The Washington Postreported earlier that video footage from a documentary film crew showed that Stone also communicated directly via a messaging app with both Tarrio and Rhodes. On the day of the attack, for around 90 minutes during the height of the violence at the Capitol, Stone uncharacteristically kicked the filmmakers out of his room and wouldn’t let them film what he was doing.

Stone has also exhibited extreme consciousness of guilt. He personally lobbied to have everyone involved in the plot to overturn the election pardoned as part of what became known as the “Stone Plan.” But the scheme was thwarted by White House counsel Pat Cipollone, who is now set to testify via videotaped testimony before the Committee in private today, July 8, 2022.

“Clearly, Cipollone f*cked everybody,” Stone said on January 19, 2021, the day before the end of the Trump presidency, to a friend who was himself serving time for fraud. “See you in prison,” he later texted to another Trump associate that evening.

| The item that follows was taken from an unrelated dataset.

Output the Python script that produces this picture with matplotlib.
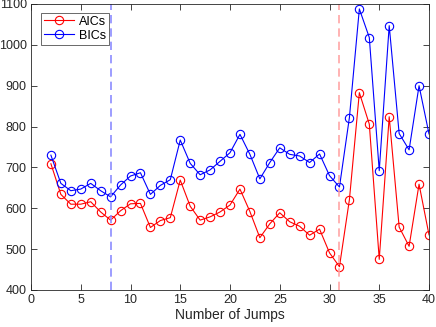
import matplotlib
matplotlib.use("Agg")
import matplotlib.pyplot as plt

# dados
jumps = list(range(2, 41))
aics = [709, 634, 610, 610, 616, 591, 571, 594, 611, 612, 553, 570, 577, 669,
        605, 571, 579, 591, 608, 647, 592, 528, 562, 589, 567, 556, 534, 549,
        491, 457, 621, 883, 806, 475, 824, 554, 507, 659, 535]
bics = [730, 661, 643, 647, 661, 643, 628, 657, 679, 687, 634, 656, 670, 767,
        710, 682, 694, 715, 736, 781, 732, 672, 712, 748, 732, 728, 712, 733,
        680, 652, 822, 1088, 1018, 692, 1047, 783, 743, 900, 782]
best_aic = 31
best_bic = 8

plt.rcParams['font.family'] = ['Liberation Sans', 'DejaVu Sans']

fig = plt.figure(figsize=(4.36, 3.27), dpi=100)
ax = fig.add_axes([31 / 436, 1 - 290 / 327, 398 / 436, 286 / 327])

ax.plot(jumps, aics, color='red', marker='o', markersize=6, markerfacecolor='none',
        linewidth=0.8, markeredgewidth=0.8, label='AICs')
ax.plot(jumps, bics, color='blue', marker='o', markersize=6, markerfacecolor='none',
        linewidth=0.8, markeredgewidth=0.8, label='BICs')

ax.axvline(best_bic, color=(0.55, 0.55, 1.0), linestyle=(0, (5, 3)), linewidth=1.2)
ax.axvline(best_aic, color=(1.0, 0.65, 0.65), linestyle=(0, (5, 3)), linewidth=1.2)

ax.set_xlim(0, 40)
ax.set_ylim(400, 1100)
ax.set_xticks(range(0, 41, 5))
ax.set_yticks(range(400, 1101, 100))
ax.tick_params(direction='in', top=True, right=True, labelsize=9, length=4,
               width=0.6, colors='#262626', pad=3)
for s in ax.spines.values():
    s.set_linewidth(0.6)
    s.set_color('#262626')
ax.set_xlabel('Number of Jumps', fontsize=10, color='#262626', labelpad=1)

leg = ax.legend(loc='upper left', fontsize=9, fancybox=False, edgecolor='#262626',
                borderpad=0.25, handlelength=2.4, handletextpad=0.4,
                labelspacing=0.15, borderaxespad=0,
                bbox_to_anchor=(0.025, 0.97))
leg.get_frame().set_linewidth(0.6)

plt.savefig('out.png', dpi=100)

With this backdrop, I come back to my original nagging question: Why on earth did Trump want Meadows to reach out to these radicals, Stone and Flynn?

The answer, which of course will need strong proof, at least feels obvious as a working hypothesis: Those were the very guys who knew what heat was coming on January 6 from the most extreme, violent factions there in D.C. If there was going to be an attack on the Capitol, Stone and Flynn would know about it.

Any evidence that the White House had advance knowledge of plans by the Proud Boys or the Oath Keepers to violently assault the Capitol would blow the roof off the house, to coin a phrase used by Maryland Democratic Representative Jamie Raskin when he earlier promised what the hearings would show.

It may be coincidence, but Raskin is set to conduct the questioning of witnesses this coming Tuesday.

This could be highly wishful thinking on my part, but to this observer at least, it would feel self-defeating for the Committee to come back to the Proud Boys and other violent groups after six intervening hearings without something concrete to tie them to the White House’s advance knowledge of their plans.